Practically: expected return does not come from the story, but from the gap between expectations and reality. Buying today requires a reason why already-high expectations will still be exceeded.
The underestimated concentration risk in your own portfolio
The most common mistake is doubled exposure: the MSCI World is roughly 70% US stocks, and its largest holdings are precisely the AI platforms and chip names. Stacking Nvidia, Microsoft and a tech ETF on top of a world ETF can quickly tie €30,000 or more of a €100,000 portfolio to the same factor.
Before adding AI exposure: measure what you already have. A bundled alternative to single names are AI ETFs — with their own pitfalls around overlap and costs.

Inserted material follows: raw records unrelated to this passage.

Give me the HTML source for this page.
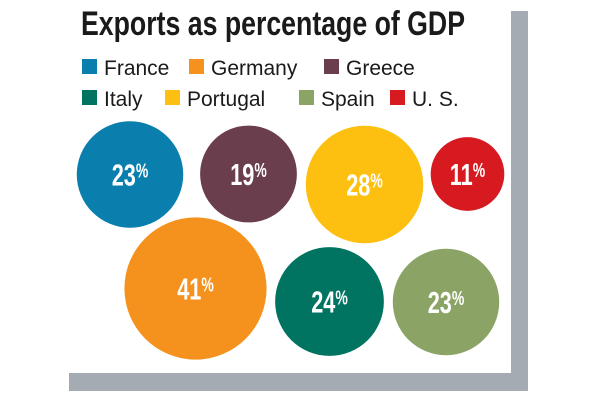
<!DOCTYPE html>
<html><head><meta charset="utf-8"><style>
html,body{margin:0;padding:0;background:#fff;width:600px;height:400px;overflow:hidden}
svg{display:block}
</style></head><body>
<svg id="chart" width="600" height="400" viewBox="0 0 600 400">
<rect x="511" y="11" width="17" height="380" fill="#a5abb2"/>
<rect x="69" y="373" width="459" height="18" fill="#a5abb2"/>
<text x="81" y="35" font-family="Liberation Sans, sans-serif" font-weight="bold" font-size="34" fill="#1a1a1a" textLength="384" lengthAdjust="spacingAndGlyphs">Exports as percentage of GDP</text>
<g id="legend"></g>
<g id="bubbles"></g>
</svg>
<script>
const countries = ["France","Germany","Greece","Italy","Portugal","Spain","U. S."];
const values = [23,41,19,24,28,23,11];
const colors = ["#0a7fae","#f5921e","#6b3e4e","#007461","#fdc010","#8ba466","#d71920"];
// layout slots (bubble centers)
const centersX = [130,195.5,248.5,329.5,364.5,446,467.5];
const centersY = [174.5,288.5,174,301.5,184.5,302,174];
const legendX = [82,189,324,82,165,299,390];
const legendRow = [0,0,0,1,1,1,1];
const NS = "http://www.w3.org/2000/svg";
function rScale(v){ return 11.1*Math.sqrt(v); }
const leg = document.getElementById('legend');
countries.forEach((c,i)=>{
  const y = 59 + legendRow[i]*31;
  const r = document.createElementNS(NS,'rect');
  r.setAttribute('x',legendX[i]); r.setAttribute('y',y);
  r.setAttribute('width',15); r.setAttribute('height',15);
  r.setAttribute('fill',colors[i]);
  
  
  leg.appendChild(r);
  const t = document.createElementNS(NS,'text');
  t.setAttribute('x',legendX[i]+22); t.setAttribute('y',y+16);
  t.setAttribute('font-family','Liberation Sans, sans-serif');
  t.setAttribute('font-size','21'); t.setAttribute('fill','#1a1a1a');
  t.textContent = c;
  
  
  leg.appendChild(t);
});
const bg = document.getElementById('bubbles');
values.forEach((v,i)=>{
  const c = document.createElementNS(NS,'circle');
  c.setAttribute('cx',centersX[i]); c.setAttribute('cy',centersY[i]);
  c.setAttribute('r',rScale(v)); c.setAttribute('fill',colors[i]);
  
  
  bg.appendChild(c);
  const t = document.createElementNS(NS,'text');
  t.setAttribute('x',centersX[i]); t.setAttribute('y',centersY[i]+11);
  t.setAttribute('text-anchor','middle');
  t.setAttribute('font-family','Liberation Sans, sans-serif');
  t.setAttribute('font-weight','bold'); t.setAttribute('fill','#fff');
  t.setAttribute('font-size','31');
  t.setAttribute('transform','translate('+centersX[i]+',0) scale(0.7,1) translate('+(-centersX[i])+',0)');
  const a = document.createElementNS(NS,'tspan'); a.textContent = v;
  const p = document.createElementNS(NS,'tspan'); p.textContent = '%';
  p.setAttribute('font-size','20'); p.setAttribute('dy','-8');
  t.appendChild(a); t.appendChild(p);
  
  
  bg.appendChild(t);
});
</script>
</body></html>
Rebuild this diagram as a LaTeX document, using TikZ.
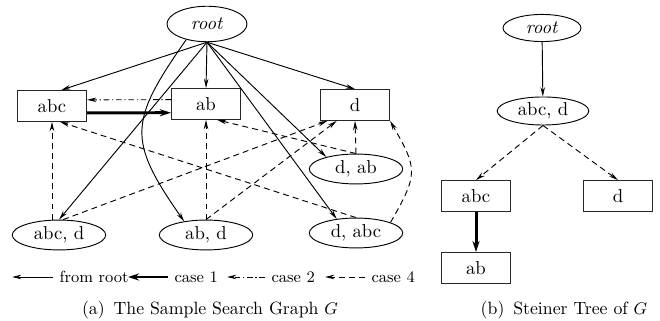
\documentclass[tikz,border=0pt]{standalone}
\usetikzlibrary{shapes,arrows.meta}
\tikzstyle{bx}=[rectangle,draw=black!85,line width=0.5pt,inner sep=0pt,
  minimum width=37pt,minimum height=16.5pt]
\tikzstyle{ov}=[ellipse,draw=black,line width=0.5pt,inner sep=0pt,
  minimum width=50pt,minimum height=16pt]
\tikzstyle{lg}=[anchor=west,font=\fontsize{8.6}{10}\selectfont]
\tikzstyle{captext}=[font=\fontsize{9.5}{11}\selectfont]
\tikzstyle{rt}=[line width=0.5pt,-{Stealth[length=5pt,width=2.4pt]}]
\tikzstyle{cone}=[line width=1.6pt,-{Stealth[length=6pt,width=3.8pt]}]
\tikzstyle{ctwo}=[line width=0.5pt,dash pattern=on 3pt off 1.5pt on 0.6pt off 1.5pt,
  -{Stealth[length=5pt,width=2.4pt]}]
\tikzstyle{cfour}=[line width=0.5pt,dash pattern=on 3.2pt off 2.2pt,
  -{Stealth[length=5pt,width=2.4pt]}]
\begin{document}
\begin{tikzpicture}[x=0.535pt,y=-0.535pt]
    \useasboundingbox (0,0) rectangle (660,321);
    \node [ov,minimum width=42.8pt,minimum height=19pt] (root) at (207,24) {\textit{root}};
    \node [bx] (abc) at (52,106) {abc};
    \node [bx] (ab) at (206,104) {ab};
    \node [bx] (d) at (355,105) {d};
    \node [ov] (dab) at (356,169) {d, ab};
    \node [ov] (abcd) at (59,235) {abc, d};
    \node [ov] (abd) at (206,235) {ab, d};
    \node [ov] (dabc) at (356,233) {d, abc};
    \draw [rt] (root.south) to (abc.60);
    \draw [rt] (root.south) to (ab.north);
    \draw [rt] (root.south) to (d.north);
    \draw [rt] (root.south) to (abcd.north);
    \draw [rt] (root.217) to[out=-125,in=125,looseness=1.4] (abd.148);
    \draw [rt] (root.south) to (dab.158);
    \draw [rt] (root.south) to (dabc.144);
    \draw [cone] (abc.-11) to (ab.-166);
    \draw [ctwo] (ab.173) to (abc.10);
    \draw [cfour] (abcd.north -| abc.south) to (abc.south);
    \draw [cfour] (dabc.north) to (abc.-63);
    \draw [cfour] (dab.north) to (ab.-55);
    \draw [cfour] (dab.north) to (d.south);
    \draw [cfour] (abd.north) to (ab.south);
    \draw [cfour] (abcd.75) to (d.-150);
    \draw [cfour] (abd.north) to (d.-139);
    \draw [cfour] (dabc.17) to[out=60,in=-60,looseness=1.4] (d.south east);
    \node [lg] (lgroot) at (53,277) {from root};
    \node [lg] (lgone) at (168,277) {case 1};
    \node [lg] (lgtwo) at (265,277) {case 2};
    \node [lg] (lgfour) at (365,277) {case 4};
    \coordinate (lgroota) at (12,277);
    \coordinate (lgonea) at (128,277);
    \coordinate (lgtwoa) at (227,277);
    \coordinate (lgfoura) at (325,277);
    \draw [rt] (lgroot) to (lgroota);
    \draw [cone] (lgone) to (lgonea);
    \draw [ctwo] (lgtwo) to (lgtwoa);
    \draw [cfour] (lgfour) to (lgfoura);
    \node [captext] (capa) at (210,310) {(a)\hspace{0.5em}The Sample Search Graph $G$};
    \node [ov,minimum width=41.7pt,minimum height=14.5pt] (root2) at (542,28) {\textit{root}};
    \node [ov,minimum width=49pt,minimum height=15pt] (abcd2) at (543,111) {abc, d};
    \node [bx] (abc2) at (476,196) {abc};
    \node [bx] (d2) at (618,196) {d};
    \node [bx] (ab2) at (476,268) {ab};
    \draw [rt] (root2) to (abcd2);
    \draw [cfour] (abcd2.south) to (abc2.north);
    \draw [cfour] (abcd2.south) to (d2.north);
    \draw [cone] (abc2) to (ab2);
    \node [captext] (capb) at (564,310) {(b)\hspace{0.5em}Steiner Tree of $G$};
  \end{tikzpicture}
\end{document}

Frequently asked questions
What actually counts as an AI stock?
Four layers make sense: semiconductors/hardware (Nvidia, TSMC), cloud platforms (Microsoft, Alphabet), AI software (Palantir), and adopters using AI as an efficiency lever. The layers differ fundamentally in margins, valuation and cycle risk.
Are AI stocks currently overvalued?
Most major AI beneficiaries trade well above historical averages — but unlike 2000, with real earnings. Priced in are continued capex growth and successful monetization; if either disappoints, the downside is significant.
How much AI exposure do I already have via an MSCI World ETF?
A lot: the index is roughly 70% US stocks, and its top holdings are the big platform and chip names. Additional single AI names often increase concentration risk more than expected.